Since Jacie got up this morning, she has hung on me...the whole time. It is difficult for me to think when someone hangs on me, touching me all of the time...
She is quite the 'peeping tom,' if you know what I mean. She constantly wants to watch me...especially when I am dressing. She has an avid interest in all of my affairs...
It is not unheard of for me to be talking along to someone (public or private) and feel her hands inch up the back of my shirt as far as she can reach...
Some of this may be 'little girl' stuff. I am not accustomed to little girls. It is because of that, I try to be casual but anyone who knows me can vouch for the fact that I am not touchy-feely and I love, love, love my personal space. It is one of my best friends. Well, it used to be...
She is doing fairly well right now. She yells at her brothers a lot. I can't explain to you how much. She has picked up the bad habit of mimicing everything that she hears, so if I say, "Loren, go clean your room."
Her little voice pipes up, "Yeah, Loren. Go clean your room." You can bet how well that goes over. A definite lead balloon...
The amount of verbal sparring that occurred in my home has multiplied, that's for sure.
Yet, I feel in my heart that we are getting somewhere. I have faith that given time, attention and patience, a normal childhood will result. That is my goal. I stick to it even when it is not the most comfortable.
Yesterday, we saw some friends who had never met Jacie. They were ohhing and ahhing over how cute she was. The man said, "She is how old?"
Bart answered, "Eight."
The guy said, "Eight going on...(I believe he was looking for twenty.)"
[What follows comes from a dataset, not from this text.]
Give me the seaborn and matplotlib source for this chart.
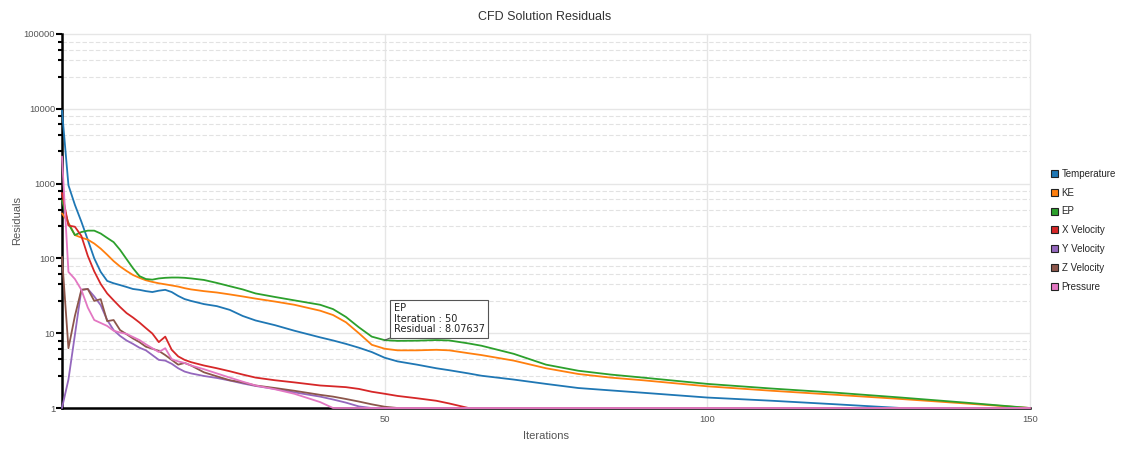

Bart and I exchanged glances...because it is so hard for people to understand that she doesn't function at age level yet. She needs to walk each of these 'childhood' levels in order to be emotionally sound. We cannot push her through them or brush them off...they are vital to her well-being and future. She is...and will continue to be (for awhile) my beautiful, spunky eight year old toddler. She will make it. Of that I have no doubt...the big question is, "Will I?"
Pray for her as we start to work through her sassy mouth. She does not understand that she is stepping outside of her boundaries.
Thank goodness, I was blessed with the patience of a saint...hehehe. Okay, I'm not but I bet I have more patience by the end of this. I hope so. I deserve it.
Hope that you are all staying warm and well.